### Work instructions
Will you write out the data exactly, excluding every picture?

### Material
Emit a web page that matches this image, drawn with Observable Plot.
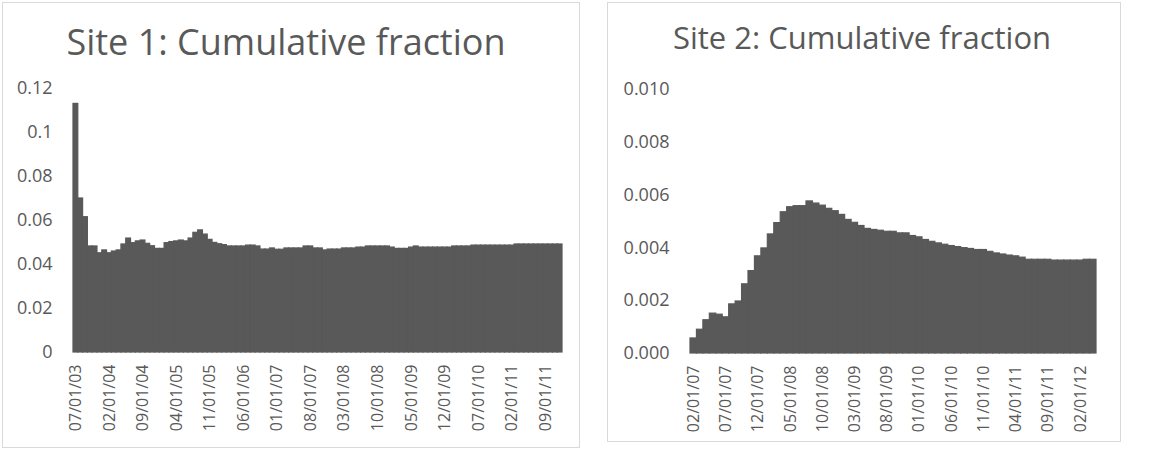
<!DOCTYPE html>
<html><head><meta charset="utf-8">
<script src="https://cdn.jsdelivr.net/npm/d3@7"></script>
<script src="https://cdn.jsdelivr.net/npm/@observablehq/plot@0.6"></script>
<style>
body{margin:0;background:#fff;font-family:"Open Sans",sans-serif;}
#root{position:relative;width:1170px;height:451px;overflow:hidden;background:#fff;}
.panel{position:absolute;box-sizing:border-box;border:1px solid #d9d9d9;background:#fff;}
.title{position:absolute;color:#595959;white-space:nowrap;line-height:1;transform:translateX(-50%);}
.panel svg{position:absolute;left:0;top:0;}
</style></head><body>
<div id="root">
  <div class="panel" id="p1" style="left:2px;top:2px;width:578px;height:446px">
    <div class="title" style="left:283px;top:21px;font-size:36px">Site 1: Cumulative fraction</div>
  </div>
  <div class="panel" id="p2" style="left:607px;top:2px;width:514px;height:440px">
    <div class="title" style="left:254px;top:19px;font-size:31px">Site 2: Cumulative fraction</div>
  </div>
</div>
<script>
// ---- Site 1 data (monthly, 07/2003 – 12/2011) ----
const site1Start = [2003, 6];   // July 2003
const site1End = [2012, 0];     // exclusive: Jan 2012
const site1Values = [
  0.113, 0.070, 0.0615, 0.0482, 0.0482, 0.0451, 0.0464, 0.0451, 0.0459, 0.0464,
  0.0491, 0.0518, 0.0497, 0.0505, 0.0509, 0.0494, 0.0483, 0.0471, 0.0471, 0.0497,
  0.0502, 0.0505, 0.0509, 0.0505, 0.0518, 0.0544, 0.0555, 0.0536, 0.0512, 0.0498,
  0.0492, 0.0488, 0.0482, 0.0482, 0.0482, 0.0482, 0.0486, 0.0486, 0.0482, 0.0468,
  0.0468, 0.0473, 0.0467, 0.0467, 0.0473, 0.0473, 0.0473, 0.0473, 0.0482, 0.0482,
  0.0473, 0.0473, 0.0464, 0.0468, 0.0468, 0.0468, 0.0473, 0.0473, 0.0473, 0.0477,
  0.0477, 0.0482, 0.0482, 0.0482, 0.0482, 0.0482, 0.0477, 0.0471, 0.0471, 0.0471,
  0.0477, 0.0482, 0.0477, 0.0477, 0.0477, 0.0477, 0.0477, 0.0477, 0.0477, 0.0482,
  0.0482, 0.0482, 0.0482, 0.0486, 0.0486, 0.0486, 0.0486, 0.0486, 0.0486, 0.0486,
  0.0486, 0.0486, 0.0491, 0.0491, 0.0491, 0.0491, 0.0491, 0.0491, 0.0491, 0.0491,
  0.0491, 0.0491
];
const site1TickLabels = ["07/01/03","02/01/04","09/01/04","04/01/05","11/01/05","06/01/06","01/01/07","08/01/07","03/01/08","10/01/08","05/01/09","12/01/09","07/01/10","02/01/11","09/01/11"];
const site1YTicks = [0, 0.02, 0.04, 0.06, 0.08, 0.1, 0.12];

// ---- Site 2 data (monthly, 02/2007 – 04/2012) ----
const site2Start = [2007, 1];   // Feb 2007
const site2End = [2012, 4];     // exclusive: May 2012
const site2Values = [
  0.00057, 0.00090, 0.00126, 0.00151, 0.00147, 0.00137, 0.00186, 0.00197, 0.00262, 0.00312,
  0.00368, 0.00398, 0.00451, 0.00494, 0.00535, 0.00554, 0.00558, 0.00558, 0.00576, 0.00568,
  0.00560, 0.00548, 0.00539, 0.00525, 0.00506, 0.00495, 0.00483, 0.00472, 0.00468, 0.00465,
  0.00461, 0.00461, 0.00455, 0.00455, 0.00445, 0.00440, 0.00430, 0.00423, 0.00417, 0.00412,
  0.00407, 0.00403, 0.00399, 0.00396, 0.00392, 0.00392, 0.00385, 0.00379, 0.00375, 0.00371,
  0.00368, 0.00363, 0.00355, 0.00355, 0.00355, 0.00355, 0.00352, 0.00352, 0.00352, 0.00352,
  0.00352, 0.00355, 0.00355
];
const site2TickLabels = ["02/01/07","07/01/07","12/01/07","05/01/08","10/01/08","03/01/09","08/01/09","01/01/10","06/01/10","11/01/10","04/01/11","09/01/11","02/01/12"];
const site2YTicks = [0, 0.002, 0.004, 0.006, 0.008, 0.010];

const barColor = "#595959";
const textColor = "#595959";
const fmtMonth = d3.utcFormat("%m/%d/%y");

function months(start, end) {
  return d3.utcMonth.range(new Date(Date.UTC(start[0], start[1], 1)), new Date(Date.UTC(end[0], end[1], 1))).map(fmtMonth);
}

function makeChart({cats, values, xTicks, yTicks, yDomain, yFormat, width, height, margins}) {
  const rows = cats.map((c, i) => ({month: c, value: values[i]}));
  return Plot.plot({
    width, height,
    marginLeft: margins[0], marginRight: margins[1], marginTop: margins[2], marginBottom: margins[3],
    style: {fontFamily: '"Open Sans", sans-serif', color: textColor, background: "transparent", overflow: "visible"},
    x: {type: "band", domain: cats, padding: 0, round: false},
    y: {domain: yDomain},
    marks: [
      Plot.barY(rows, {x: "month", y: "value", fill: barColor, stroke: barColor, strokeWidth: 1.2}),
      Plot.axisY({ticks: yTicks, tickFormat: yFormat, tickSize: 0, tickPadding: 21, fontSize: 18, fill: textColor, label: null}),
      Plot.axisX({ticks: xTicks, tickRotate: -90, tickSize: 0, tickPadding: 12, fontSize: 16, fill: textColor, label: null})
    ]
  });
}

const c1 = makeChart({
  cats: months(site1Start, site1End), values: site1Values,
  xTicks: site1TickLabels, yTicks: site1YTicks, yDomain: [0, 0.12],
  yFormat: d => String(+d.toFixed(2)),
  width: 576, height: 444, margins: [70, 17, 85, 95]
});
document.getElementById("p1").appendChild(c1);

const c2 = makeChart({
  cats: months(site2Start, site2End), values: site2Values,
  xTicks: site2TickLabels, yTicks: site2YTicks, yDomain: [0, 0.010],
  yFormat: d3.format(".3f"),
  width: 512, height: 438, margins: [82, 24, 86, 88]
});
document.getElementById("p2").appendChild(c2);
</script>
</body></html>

### Solution for this problem
Emit a web page that matches this image, drawn with Observable Plot.
<!DOCTYPE html>
<html><head><meta charset="utf-8">
<script src="https://cdn.jsdelivr.net/npm/d3@7"></script>
<script src="https://cdn.jsdelivr.net/npm/@observablehq/plot@0.6"></script>
<style>
body{margin:0;background:#fff;font-family:"Open Sans",sans-serif;}
#root{position:relative;width:1170px;height:451px;overflow:hidden;background:#fff;}
.panel{position:absolute;box-sizing:border-box;border:1px solid #d9d9d9;background:#fff;}
.title{position:absolute;color:#595959;white-space:nowrap;line-height:1;transform:translateX(-50%);}
.panel svg{position:absolute;left:0;top:0;}
</style></head><body>
<div id="root">
  <div class="panel" id="p1" style="left:2px;top:2px;width:578px;height:446px">
    <div class="title" style="left:283px;top:21px;font-size:36px">Site 1: Cumulative fraction</div>
  </div>
  <div class="panel" id="p2" style="left:607px;top:2px;width:514px;height:440px">
    <div class="title" style="left:254px;top:19px;font-size:31px">Site 2: Cumulative fraction</div>
  </div>
</div>
<script>
// ---- Site 1 data (monthly, 07/2003 – 12/2011) ----
const site1Start = [2003, 6];   // July 2003
const site1End = [2012, 0];     // exclusive: Jan 2012
const site1Values = [
  0.113, 0.070, 0.0615, 0.0482, 0.0482, 0.0451, 0.0464, 0.0451, 0.0459, 0.0464,
  0.0491, 0.0518, 0.0497, 0.0505, 0.0509, 0.0494, 0.0483, 0.0471, 0.0471, 0.0497,
  0.0502, 0.0505, 0.0509, 0.0505, 0.0518, 0.0544, 0.0555, 0.0536, 0.0512, 0.0498,
  0.0492, 0.0488, 0.0482, 0.0482, 0.0482, 0.0482, 0.0486, 0.0486, 0.0482, 0.0468,
  0.0468, 0.0473, 0.0467, 0.0467, 0.0473, 0.0473, 0.0473, 0.0473, 0.0482, 0.0482,
  0.0473, 0.0473, 0.0464, 0.0468, 0.0468, 0.0468, 0.0473, 0.0473, 0.0473, 0.0477,
  0.0477, 0.0482, 0.0482, 0.0482, 0.0482, 0.0482, 0.0477, 0.0471, 0.0471, 0.0471,
  0.0477, 0.0482, 0.0477, 0.0477, 0.0477, 0.0477, 0.0477, 0.0477, 0.0477, 0.0482,
  0.0482, 0.0482, 0.0482, 0.0486, 0.0486, 0.0486, 0.0486, 0.0486, 0.0486, 0.0486,
  0.0486, 0.0486, 0.0491, 0.0491, 0.0491, 0.0491, 0.0491, 0.0491, 0.0491, 0.0491,
  0.0491, 0.0491
];
const site1TickLabels = ["07/01/03","02/01/04","09/01/04","04/01/05","11/01/05","06/01/06","01/01/07","08/01/07","03/01/08","10/01/08","05/01/09","12/01/09","07/01/10","02/01/11","09/01/11"];
const site1YTicks = [0, 0.02, 0.04, 0.06, 0.08, 0.1, 0.12];

// ---- Site 2 data (monthly, 02/2007 – 04/2012) ----
const site2Start = [2007, 1];   // Feb 2007
const site2End = [2012, 4];     // exclusive: May 2012
const site2Values = [
  0.00057, 0.00090, 0.00126, 0.00151, 0.00147, 0.00137, 0.00186, 0.00197, 0.00262, 0.00312,
  0.00368, 0.00398, 0.00451, 0.00494, 0.00535, 0.00554, 0.00558, 0.00558, 0.00576, 0.00568,
  0.00560, 0.00548, 0.00539, 0.00525, 0.00506, 0.00495, 0.00483, 0.00472, 0.00468, 0.00465,
  0.00461, 0.00461, 0.00455, 0.00455, 0.00445, 0.00440, 0.00430, 0.00423, 0.00417, 0.00412,
  0.00407, 0.00403, 0.00399, 0.00396, 0.00392, 0.00392, 0.00385, 0.00379, 0.00375, 0.00371,
  0.00368, 0.00363, 0.00355, 0.00355, 0.00355, 0.00355, 0.00352, 0.00352, 0.00352, 0.00352,
  0.00352, 0.00355, 0.00355
];
const site2TickLabels = ["02/01/07","07/01/07","12/01/07","05/01/08","10/01/08","03/01/09","08/01/09","01/01/10","06/01/10","11/01/10","04/01/11","09/01/11","02/01/12"];
const site2YTicks = [0, 0.002, 0.004, 0.006, 0.008, 0.010];

const barColor = "#595959";
const textColor = "#595959";
const fmtMonth = d3.utcFormat("%m/%d/%y");

function months(start, end) {
  return d3.utcMonth.range(new Date(Date.UTC(start[0], start[1], 1)), new Date(Date.UTC(end[0], end[1], 1))).map(fmtMonth);
}

function makeChart({cats, values, xTicks, yTicks, yDomain, yFormat, width, height, margins}) {
  const rows = cats.map((c, i) => ({month: c, value: values[i]}));
  return Plot.plot({
    width, height,
    marginLeft: margins[0], marginRight: margins[1], marginTop: margins[2], marginBottom: margins[3],
    style: {fontFamily: '"Open Sans", sans-serif', color: textColor, background: "transparent", overflow: "visible"},
    x: {type: "band", domain: cats, padding: 0, round: false},
    y: {domain: yDomain},
    marks: [
      Plot.barY(rows, {x: "month", y: "value", fill: barColor, stroke: barColor, strokeWidth: 1.2}),
      Plot.axisY({ticks: yTicks, tickFormat: yFormat, tickSize: 0, tickPadding: 21, fontSize: 18, fill: textColor, label: null}),
      Plot.axisX({ticks: xTicks, tickRotate: -90, tickSize: 0, tickPadding: 12, fontSize: 16, fill: textColor, label: null})
    ]
  });
}

const c1 = makeChart({
  cats: months(site1Start, site1End), values: site1Values,
  xTicks: site1TickLabels, yTicks: site1YTicks, yDomain: [0, 0.12],
  yFormat: d => String(+d.toFixed(2)),
  width: 576, height: 444, margins: [70, 17, 85, 95]
});
document.getElementById("p1").appendChild(c1);

const c2 = makeChart({
  cats: months(site2Start, site2End), values: site2Values,
  xTicks: site2TickLabels, yTicks: site2YTicks, yDomain: [0, 0.010],
  yFormat: d3.format(".3f"),
  width: 512, height: 438, margins: [82, 24, 86, 88]
});
document.getElementById("p2").appendChild(c2);
</script>
</body></html>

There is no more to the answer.